De plus, « le Hezbollah est embarrassé d’être tenu responsable de cette crise avec les pays du Golfe, qui va à l’encontre des intérêts des Libanais, y compris des Libanais résidant dans ces pays, dont beaucoup de chiites », note encore la source.

Le FMI

Sami Nader établit en outre un lien entre l’initiative koweïtienne et les négociations requises entre le Fonds monétaire international (FMI) et le Liban pour sauver ce pays de la grave crise économique dans laquelle il se débat. En effet, les pays arabes du Golfe sont les seuls susceptibles d’assister le Liban financièrement, « et ils affirment clairement que, cette fois, il y a un minimum à assurer en politique, à savoir la neutralité du Liban et sa distanciation des dossiers régionaux, en actes et non en paroles ».

En effet, note M. Nader, le plan du FMI « est conditionné par des réformes économiques et sociales, mais il y a aussi des conditions politiques, qui ont été énumérées par Koweït dans la feuille remise au Liban, et qui s’appuient sur une position internationale unifiée ». « L’État libanais n’a plus de moyens financiers. Sa seule chance de subsister, c’est un programme avec le FMI », souligne-t-il.

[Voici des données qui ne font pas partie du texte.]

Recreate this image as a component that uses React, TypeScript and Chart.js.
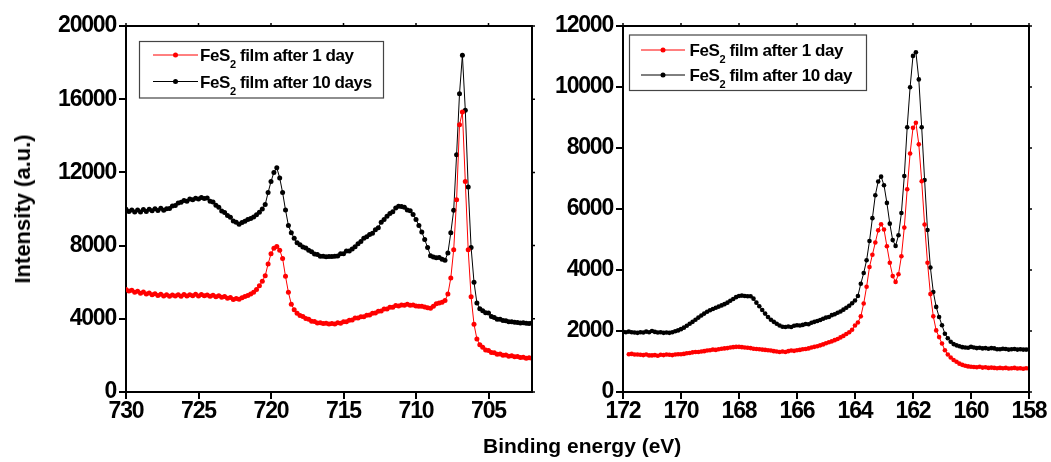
import React, { useEffect, useRef } from 'react';
import { Chart, registerables } from 'chart.js';

Chart.register(...registerables);

const FONT = '"Liberation Sans", Arial, Helvetica, sans-serif';

// ---------- Data: Fe 2p region (left), energy grid 730 -> 702 eV, 0.2 eV step ----------
const LEFT_ENERGY_START = 730;
const LEFT_ENERGY_STEP = 0.2;
const LEFT_X_TICKS = [730, 725, 720, 715, 710, 705];
const LEFT_Y_TICKS = [0, 4000, 8000, 12000, 16000, 20000];

const leftDay1 = [
  5600, 5520, 5560, 5450, 5500, 5400, 5460, 5360, 5410, 5320,
  5370, 5280, 5340, 5250, 5320, 5230, 5300, 5250, 5310, 5230,
  5330, 5250, 5320, 5260, 5340, 5250, 5330, 5260, 5300, 5230,
  5290, 5200, 5260, 5180, 5220, 5120, 5160, 5060, 5110, 5070,
  5150, 5220, 5280, 5360, 5450, 5600, 5800, 6050, 6350, 7000,
  7550, 7850, 7950, 7750, 7300, 6320, 5450, 4800, 4500, 4300,
  4180, 4120, 4010, 3970, 3860, 3850, 3770, 3790, 3740, 3760,
  3710, 3750, 3720, 3780, 3760, 3840, 3840, 3920, 3930, 4040,
  4040, 4110, 4110, 4200, 4210, 4300, 4320, 4410, 4430, 4540,
  4540, 4630, 4630, 4720, 4700, 4760, 4740, 4790, 4740, 4760,
  4700, 4690, 4680, 4640, 4600, 4580, 4680, 4820, 4860, 4900,
  5000, 5350, 6230, 7780, 10500, 14600, 15300, 11500, 7780, 5200,
  3700, 2900, 2580, 2440, 2300, 2270, 2160, 2140, 2060, 2070,
  2010, 2020, 1960, 1980, 1920, 1940, 1880, 1900, 1850, 1870,
  1840,
];

const leftDay10 = [
  9980, 9870, 9950, 9840, 9940, 9830, 9970, 9870, 9990, 9900,
  10020, 9920, 10040, 9930, 10010, 10030, 10160, 10190, 10330, 10370,
  10470, 10430, 10540, 10500, 10590, 10540, 10630, 10580, 10600, 10420,
  10380, 10200, 10090, 9890, 9810, 9650, 9550, 9350, 9280, 9170,
  9260, 9330, 9420, 9480, 9560, 9680, 9820, 10000, 10240, 10900,
  11500, 12000, 12250, 11700, 10900, 9950, 9100, 8700, 8400, 8150,
  8050, 7920, 7870, 7740, 7670, 7540, 7520, 7420, 7420, 7390,
  7400, 7400, 7420, 7430, 7550, 7560, 7710, 7710, 7820, 7940,
  8100, 8230, 8400, 8480, 8610, 8680, 8870, 8980, 9270, 9430,
  9600, 9750, 9850, 10050, 10150, 10140, 10100, 9950, 9900, 9700,
  9420, 9100, 8750, 8330, 7900, 7450, 7380, 7330, 7350, 7260,
  7200, 7600, 8700, 9930, 12970, 16300, 18400, 15400, 11200, 7900,
  6000, 4870, 4550, 4440, 4330, 4320, 4130, 4070, 3980, 3980,
  3910, 3900, 3840, 3840, 3810, 3800, 3770, 3780, 3760, 3750,
  3770,
];

// ---------- Data: S 2p region (right), energy grid 172 -> 158 eV, 0.1 eV step ----------
const RIGHT_ENERGY_START = 172;
const RIGHT_ENERGY_STEP = 0.1;
const RIGHT_X_TICKS = [172, 170, 168, 166, 164, 162, 160, 158];
const RIGHT_Y_TICKS = [0, 2000, 4000, 6000, 8000, 10000, 12000];

const rightDay1 = [
  null, null, 1240, 1250, 1230, 1230, 1220, 1210, 1230, 1200,
  1200, 1210, 1190, 1220, 1210, 1230, 1220, 1210, 1230, 1240,
  1240, 1250, 1270, 1280, 1300, 1310, 1310, 1330, 1340, 1360,
  1370, 1390, 1380, 1400, 1420, 1430, 1440, 1460, 1470, 1480,
  1480, 1470, 1460, 1450, 1440, 1420, 1410, 1400, 1390, 1380,
  1370, 1360, 1340, 1330, 1310, 1330, 1310, 1340, 1360, 1350,
  1370, 1380, 1400, 1410, 1430, 1460, 1480, 1500, 1530, 1560,
  1600, 1630, 1660, 1700, 1740, 1790, 1840, 1900, 1960, 2040,
  2180, 2280, 2480, 2900, 3450, 4100, 4500, 4900, 5300, 5500,
  5330, 4780, 4240, 3800, 3610, 3860, 4450, 5390, 6650, 7820,
  8660, 8830, 8120, 6910, 5490, 4240, 3210, 2480, 2020, 1800,
  1590, 1370, 1230, 1130, 1050, 990, 930, 890, 860, 840,
  830, 820, 810, 830, 800, 810, 790, 800, 790, 780,
  790, 780, 790, 770, 780, 790, 770, 780, 760, 780,
  770,
];

const rightDay10 = [
  1970, 1960, 1980, 1960, 1950, 1940, 1960, 1950, 1980, 1960,
  2000, 1970, 1950, 1960, 1940, 1950, 1940, 1960, 1990, 2020,
  2060, 2110, 2170, 2240, 2300, 2370, 2440, 2510, 2570, 2630,
  2680, 2720, 2760, 2800, 2840, 2880, 2930, 2990, 3050, 3110,
  3150, 3160, 3150, 3140, 3140, 3060, 2930, 2810, 2690, 2570,
  2460, 2370, 2300, 2240, 2180, 2140, 2130, 2150, 2130, 2170,
  2190, 2180, 2200, 2230, 2220, 2270, 2300, 2330, 2360, 2400,
  2440, 2460, 2520, 2550, 2600, 2640, 2700, 2760, 2830, 2910,
  3000, 3150, 3550, 3900, 4320, 4950, 5700, 6450, 6900, 7060,
  6780, 6200, 5520, 4980, 4790, 5140, 5870, 7080, 8680, 9990,
  11020, 11140, 10250, 8680, 6950, 5310, 4080, 3280, 2790, 2460,
  2190, 1910, 1760, 1650, 1570, 1530, 1500, 1470, 1460, 1450,
  1480, 1460, 1440, 1450, 1430, 1440, 1420, 1440, 1430, 1400,
  1400, 1420, 1410, 1390, 1400, 1410, 1390, 1400, 1390, 1390,
  1390,
];

const LEFT_LABELS = ['FeS2 film after 1 day', 'FeS2 film after 10 days'];
const RIGHT_LABELS = ['FeS2 film after 1 day', 'FeS2 film after 10 day'];
const SERIES_COLORS = ['#ff0000', '#000000'];
const Y_TITLE = 'Intensity (a.u.)';
const X_TITLE = 'Binding energy (eV)';

function makePoints(values: (number | null)[], start: number, step: number) {
  return values
    .map((v, i) => ({ x: Math.round((start - i * step) * 100) / 100, y: v }))
    .filter((p) => p.y !== null);
}

type LegendCfg = {
  x: number; y: number; w: number; h: number;
  lineX0: number; lineX1: number; textX: number; rows: number[];
  labels: string[];
};

function makeFramePlugin(legend: LegendCfg) {
  return {
    id: 'frameAndLegend',
    beforeDraw(chart: any) {
      // condensed look of the tick digits
      (chart.ctx as any).letterSpacing = '-1.2px';
    },
    afterDraw(chart: any) {
      const { ctx, chartArea: a } = chart;
      const xs = chart.scales.x;
      const ys = chart.scales.y;
      ctx.save();
      (ctx as any).letterSpacing = '0px';
      // top & right frame
      ctx.strokeStyle = '#000';
      ctx.lineWidth = 2;
      ctx.beginPath();
      ctx.moveTo(a.left - 1, a.top);
      ctx.lineTo(a.right, a.top);
      ctx.lineTo(a.right, a.bottom + 1);
      ctx.stroke();
      // small mirror ticks
      ctx.lineWidth = 1.5;
      ctx.beginPath();
      ys.ticks.forEach((t: any) => {
        const y = ys.getPixelForValue(t.value);
        ctx.moveTo(a.right, y);
        ctx.lineTo(a.right + 3, y);
      });
      xs.ticks.forEach((t: any) => {
        const x = xs.getPixelForValue(t.value);
        ctx.moveTo(x, a.top);
        ctx.lineTo(x, a.top - 3);
      });
      ctx.stroke();

      // legend box
      ctx.fillStyle = '#fff';
      ctx.fillRect(legend.x, legend.y, legend.w, legend.h);
      ctx.strokeStyle = '#444';
      ctx.lineWidth = 1.2;
      ctx.strokeRect(legend.x, legend.y, legend.w, legend.h);
      legend.labels.forEach((label, i) => {
        const cy = legend.rows[i];
        const color = SERIES_COLORS[i];
        ctx.strokeStyle = color;
        ctx.lineWidth = 1;
        ctx.beginPath();
        ctx.moveTo(legend.lineX0, cy);
        ctx.lineTo(legend.lineX1, cy);
        ctx.stroke();
        ctx.fillStyle = color;
        ctx.beginPath();
        ctx.arc((legend.lineX0 + legend.lineX1) / 2, cy, 2.5, 0, Math.PI * 2);
        ctx.fill();
        // text with subscript 2
        const main = label.slice(0, 3);
        const sub = label.slice(3, 4);
        const rest = label.slice(4);
        const base = cy + 6.3;
        ctx.fillStyle = '#000';
        ctx.textBaseline = 'alphabetic';
        ctx.textAlign = 'left';
        (ctx as any).letterSpacing = '-0.4px';
        let x = legend.textX;
        ctx.font = `bold 17px ${FONT}`;
        ctx.fillText(main, x, base);
        x += ctx.measureText(main).width;
        ctx.font = `bold 11px ${FONT}`;
        ctx.fillText(sub, x, base + 7);
        x += ctx.measureText(sub).width;
        ctx.font = `bold 17px ${FONT}`;
        ctx.fillText(rest, x, base);
      });
      ctx.restore();
    },
  };
}

function axisCommon(ticks: number[]) {
  return {
    type: 'linear' as const,
    afterBuildTicks: (s: any) => {
      s.ticks = ticks.map((v) => ({ value: v }));
    },
    grid: {
      display: true,
      drawOnChartArea: false,
      drawTicks: true,
      tickLength: 7,
      color: '#000',
      lineWidth: 2,
    },
    border: { display: true, color: '#000', width: 2 },
  };
}

function buildConfig(opts: {
  day1: (number | null)[]; day10: (number | null)[];
  start: number; step: number;
  xMin: number; xMax: number; xTicks: number[];
  yMax: number; yTicks: number[];
  yAxisWidth: number; padRight: number;
  labels: string[]; pointRadius: number;
  legend: LegendCfg;
}) {
  const tickFont = { family: FONT, size: 23, weight: 'bold' as const };
  return {
    type: 'line' as const,
    data: {
      datasets: [opts.day1, opts.day10].map((vals, i) => ({
        label: opts.labels[i],
        data: makePoints(vals, opts.start, opts.step),
        borderColor: SERIES_COLORS[i],
        backgroundColor: SERIES_COLORS[i],
        borderWidth: 1,
        pointRadius: opts.pointRadius,
        pointBorderWidth: 0,
        pointBackgroundColor: SERIES_COLORS[i],
        tension: 0,
        fill: false,
      })),
    },
    options: {
      animation: false as const,
      responsive: false,
      maintainAspectRatio: false,
      events: [],
      layout: { padding: { left: 0, right: opts.padRight, top: 26, bottom: 0 } },
      plugins: {
        legend: { display: false },
        tooltip: { enabled: false },
      },
      scales: {
        x: {
          ...axisCommon(opts.xTicks),
          min: opts.xMin,
          max: opts.xMax,
          reverse: true,
          afterFit: (s: any) => { s.height = 70; },
          ticks: {
            font: tickFont,
            color: '#000',
            padding: -1,
            maxRotation: 0,
            autoSkip: false,
            callback: (v: any) => String(v),
          },
        },
        y: {
          ...axisCommon(opts.yTicks),
          min: 0,
          max: opts.yMax,
          afterFit: (s: any) => { s.width = opts.yAxisWidth; },
          ticks: {
            font: tickFont,
            color: '#000',
            padding: 3,
            autoSkip: false,
            callback: (v: any) => String(v),
          },
        },
      },
    },
    plugins: [makeFramePlugin(opts.legend)],
  };
}

export default function App() {
  const leftRef = useRef<HTMLCanvasElement | null>(null);
  const rightRef = useRef<HTMLCanvasElement | null>(null);

  useEffect(() => {
    Chart.defaults.font.family = FONT;
    const left = new Chart(leftRef.current as HTMLCanvasElement, buildConfig({
      day1: leftDay1, day10: leftDay10,
      start: LEFT_ENERGY_START, step: LEFT_ENERGY_STEP,
      xMin: 702, xMax: 730, xTicks: LEFT_X_TICKS,
      yMax: 20000, yTicks: LEFT_Y_TICKS,
      yAxisWidth: 126, padRight: 13,
      labels: LEFT_LABELS, pointRadius: 2.5,
      legend: {
        x: 139.5, y: 41.5, w: 244, h: 56.5,
        lineX0: 153, lineX1: 198, textX: 200, rows: [55, 81.5],
        labels: LEFT_LABELS,
      },
    }) as any);
    const right = new Chart(rightRef.current as HTMLCanvasElement, buildConfig({
      day1: rightDay1, day10: rightDay10,
      start: RIGHT_ENERGY_START, step: RIGHT_ENERGY_STEP,
      xMin: 158, xMax: 172, xTicks: RIGHT_X_TICKS,
      yMax: 12000, yTicks: RIGHT_Y_TICKS,
      yAxisWidth: 78, padRight: 22,
      labels: RIGHT_LABELS, pointRadius: 2.3,
      legend: {
        x: 84.5, y: 35, w: 237, h: 55.5,
        lineX0: 96, lineX1: 140, textX: 144.5, rows: [50, 75],
        labels: RIGHT_LABELS,
      },
    }) as any);
    return () => {
      left.destroy();
      right.destroy();
    };
  }, []);

  return (
    <div style={{ position: 'absolute', left: 0, top: 0, width: 1051, height: 462, background: '#fff', overflow: 'hidden' }}>
      <canvas ref={leftRef} width={545} height={462} style={{ position: 'absolute', left: 0, top: 0 }} />
      <canvas ref={rightRef} width={506} height={462} style={{ position: 'absolute', left: 545, top: 0 }} />
      <div
        style={{
          position: 'absolute',
          left: 23,
          top: 209,
          transform: 'translate(-50%, -50%) rotate(-90deg)',
          fontFamily: FONT,
          fontWeight: 'bold',
          fontSize: 22,
          lineHeight: '26px',
          whiteSpace: 'nowrap',
          color: '#000',
        }}
      >
        {Y_TITLE}
      </div>
      <div
        style={{
          position: 'absolute',
          left: 483,
          top: 434,
          fontFamily: FONT,
          fontWeight: 'bold',
          fontSize: 21,
          lineHeight: '24px',
          whiteSpace: 'nowrap',
          color: '#000',
        }}
      >
        {X_TITLE}
      </div>
    </div>
  );
}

Sur ce point, la source politique précitée a une opinion plus nuancée. Elle estime que « s’il y a un accord avec le FMI, cela voudra dire que la communauté internationale, notamment les Américains, veulent que les pays du Golfe aident le Liban. À ce moment-là, ils le feront, peut-être sans grand enthousiasme, mais ils le feront quand-même ».

Elle note que certains points, comme l’arrêt de l’envoi du Captagon en direction des pays du Golfe, ou un retrait de la guerre du Yémen, pourraient être requis dans ce cadre, mais estime que l’application de la 1559 ne peut pas être une condition pour un accord avec le FMI.

Un dernier mérite de cette initiative, selon cette source politique, est d’avoir créé une opinion libanaise et arabe encore plus défavorable à l’implication du Hezbollah au Yémen, qui le conduira peut-être à se retirer de ce conflit.